Write out the listing below without alteration, omitting its pictures.

EXTRACTED RECORDS –
--- Start ---

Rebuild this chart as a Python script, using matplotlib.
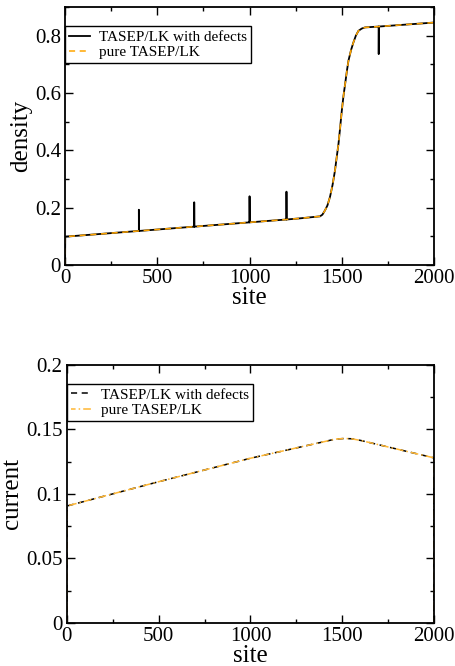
import numpy as np
import matplotlib
matplotlib.use("Agg")
import matplotlib.pyplot as plt
from matplotlib.ticker import MultipleLocator, FuncFormatter

plt.rcParams['font.family'] = ['Liberation Serif', 'DejaVu Serif']

# density profile (site, density)
pure_sites = [0, 1, 400, 700, 1000, 1200, 1274, 1382, 1395, 1409, 1422, 1436, 1450,
              1463, 1472, 1482, 1491, 1500, 1509, 1518, 1527, 1536, 1550, 1563,
              1576, 1590, 1608, 1626, 1700, 2000]
pure_density = [0.0, 0.099, 0.119, 0.134, 0.149, 0.159, 0.163, 0.170, 0.176, 0.191,
                0.208, 0.238, 0.280, 0.330, 0.375, 0.423, 0.480, 0.539, 0.590,
                0.632, 0.675, 0.713, 0.750, 0.777, 0.800, 0.817, 0.825, 0.829,
                0.832, 0.846]

# defects: site, density peak
defect_sites = [400, 700, 1000, 1200, 1700]
defect_peaks = [0.193, 0.219, 0.240, 0.256, 0.736]

# current profile (site, current)
current_sites = [0, 1, 500, 1000, 1400, 1460, 1510, 1550, 1600, 1999, 2000]
current_vals = [0.0, 0.0907, 0.1095, 0.1277, 0.1405, 0.1425, 0.1430, 0.1428,
                0.1415, 0.1280, 0.0]

# build defect density from the pure profile plus one-site spikes
d_sites = list(pure_sites)
d_vals = list(pure_density)
for s, p in zip(defect_sites, defect_peaks):
    base = np.interp(s, pure_sites, pure_density)
    d_sites += [s - 0.5, s, s + 0.5]
    d_vals += [base, p, base]
order = np.argsort(d_sites, kind='stable')
d_sites = np.array(d_sites)[order]
d_vals = np.array(d_vals)[order]

fig = plt.figure(figsize=(4.55, 6.66), dpi=100)
ax1 = fig.add_axes([0.143, 0.602, 0.811, 0.3874])
ax2 = fig.add_axes([0.147, 0.0646, 0.807, 0.3874])

ax1.plot(d_sites, d_vals, color='black', lw=1.3, label='TASEP/LK with defects')
ax1.plot(pure_sites, pure_density, color='#ffa500', lw=1.1, ls=(0, (4, 3)),
         label='pure TASEP/LK')
ax1.set_xlim(0, 2000)
ax1.set_ylim(0, 0.9)
ax1.yaxis.set_major_locator(MultipleLocator(0.2))
ax1.yaxis.set_minor_locator(MultipleLocator(0.1))
ax1.set_ylabel('density', fontsize=18, labelpad=2)

ax2.plot(current_sites, current_vals, color='black', lw=1.1, ls=(0, (4, 3)),
         label='TASEP/LK with defects')
ax2.plot(current_sites, current_vals, color='#ffb733', lw=1.1, ls=(2, (5, 2, 1, 2)),
         label='pure TASEP/LK')
ax2.set_xlim(0, 2000)
ax2.set_ylim(0, 0.2)
ax2.yaxis.set_major_locator(MultipleLocator(0.05))
ax2.yaxis.set_minor_locator(MultipleLocator(0.025))
ax2.set_ylabel('current', fontsize=18, labelpad=2)

fmt = FuncFormatter(lambda v, p: '%g' % round(v, 4))
for ax in (ax1, ax2):
    ax.xaxis.set_major_locator(MultipleLocator(500))
    ax.xaxis.set_minor_locator(MultipleLocator(250))
    ax.xaxis.set_major_formatter(fmt)
    ax.yaxis.set_major_formatter(fmt)
    ax.tick_params(which='both', direction='in', top=True, right=True,
                   labelsize=15, width=1.0, pad=3)
    ax.tick_params(which='major', length=6)
    ax.tick_params(which='minor', length=3)
    for sp in ax.spines.values():
        sp.set_linewidth(1.3)
    ax.set_xlabel('site', fontsize=18, labelpad=-1)
    leg = ax.legend(loc='upper left', bbox_to_anchor=(0.0, 0.925), fontsize=11,
                    handlelength=1.4, handletextpad=0.6, borderpad=0.25,
                    labelspacing=0.1, borderaxespad=0, fancybox=False,
                    framealpha=1, edgecolor='black')
    leg.get_frame().set_linewidth(1.0)

fig.savefig('out.png', dpi=100)
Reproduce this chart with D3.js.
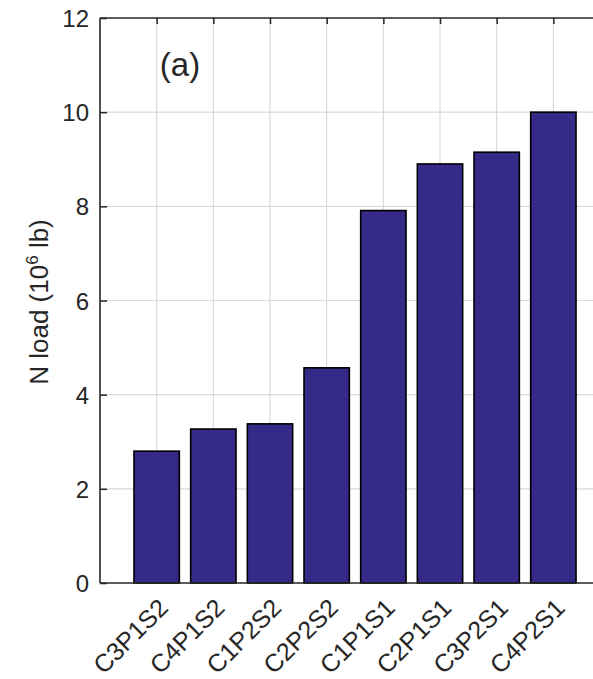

--- End ---

WRITTEN ANSWER –
Rebuild this chart as a Python script, using matplotlib.
import numpy as np
import matplotlib
matplotlib.use("Agg")
import matplotlib.pyplot as plt
from matplotlib.ticker import MultipleLocator, FuncFormatter

plt.rcParams['font.family'] = ['Liberation Serif', 'DejaVu Serif']

# density profile (site, density)
pure_sites = [0, 1, 400, 700, 1000, 1200, 1274, 1382, 1395, 1409, 1422, 1436, 1450,
              1463, 1472, 1482, 1491, 1500, 1509, 1518, 1527, 1536, 1550, 1563,
              1576, 1590, 1608, 1626, 1700, 2000]
pure_density = [0.0, 0.099, 0.119, 0.134, 0.149, 0.159, 0.163, 0.170, 0.176, 0.191,
                0.208, 0.238, 0.280, 0.330, 0.375, 0.423, 0.480, 0.539, 0.590,
                0.632, 0.675, 0.713, 0.750, 0.777, 0.800, 0.817, 0.825, 0.829,
                0.832, 0.846]

# defects: site, density peak
defect_sites = [400, 700, 1000, 1200, 1700]
defect_peaks = [0.193, 0.219, 0.240, 0.256, 0.736]

# current profile (site, current)
current_sites = [0, 1, 500, 1000, 1400, 1460, 1510, 1550, 1600, 1999, 2000]
current_vals = [0.0, 0.0907, 0.1095, 0.1277, 0.1405, 0.1425, 0.1430, 0.1428,
                0.1415, 0.1280, 0.0]

# build defect density from the pure profile plus one-site spikes
d_sites = list(pure_sites)
d_vals = list(pure_density)
for s, p in zip(defect_sites, defect_peaks):
    base = np.interp(s, pure_sites, pure_density)
    d_sites += [s - 0.5, s, s + 0.5]
    d_vals += [base, p, base]
order = np.argsort(d_sites, kind='stable')
d_sites = np.array(d_sites)[order]
d_vals = np.array(d_vals)[order]

fig = plt.figure(figsize=(4.55, 6.66), dpi=100)
ax1 = fig.add_axes([0.143, 0.602, 0.811, 0.3874])
ax2 = fig.add_axes([0.147, 0.0646, 0.807, 0.3874])

ax1.plot(d_sites, d_vals, color='black', lw=1.3, label='TASEP/LK with defects')
ax1.plot(pure_sites, pure_density, color='#ffa500', lw=1.1, ls=(0, (4, 3)),
         label='pure TASEP/LK')
ax1.set_xlim(0, 2000)
ax1.set_ylim(0, 0.9)
ax1.yaxis.set_major_locator(MultipleLocator(0.2))
ax1.yaxis.set_minor_locator(MultipleLocator(0.1))
ax1.set_ylabel('density', fontsize=18, labelpad=2)

ax2.plot(current_sites, current_vals, color='black', lw=1.1, ls=(0, (4, 3)),
         label='TASEP/LK with defects')
ax2.plot(current_sites, current_vals, color='#ffb733', lw=1.1, ls=(2, (5, 2, 1, 2)),
         label='pure TASEP/LK')
ax2.set_xlim(0, 2000)
ax2.set_ylim(0, 0.2)
ax2.yaxis.set_major_locator(MultipleLocator(0.05))
ax2.yaxis.set_minor_locator(MultipleLocator(0.025))
ax2.set_ylabel('current', fontsize=18, labelpad=2)

fmt = FuncFormatter(lambda v, p: '%g' % round(v, 4))
for ax in (ax1, ax2):
    ax.xaxis.set_major_locator(MultipleLocator(500))
    ax.xaxis.set_minor_locator(MultipleLocator(250))
    ax.xaxis.set_major_formatter(fmt)
    ax.yaxis.set_major_formatter(fmt)
    ax.tick_params(which='both', direction='in', top=True, right=True,
                   labelsize=15, width=1.0, pad=3)
    ax.tick_params(which='major', length=6)
    ax.tick_params(which='minor', length=3)
    for sp in ax.spines.values():
        sp.set_linewidth(1.3)
    ax.set_xlabel('site', fontsize=18, labelpad=-1)
    leg = ax.legend(loc='upper left', bbox_to_anchor=(0.0, 0.925), fontsize=11,
                    handlelength=1.4, handletextpad=0.6, borderpad=0.25,
                    labelspacing=0.1, borderaxespad=0, fancybox=False,
                    framealpha=1, edgecolor='black')
    leg.get_frame().set_linewidth(1.0)

fig.savefig('out.png', dpi=100)
Reproduce this chart with D3.js.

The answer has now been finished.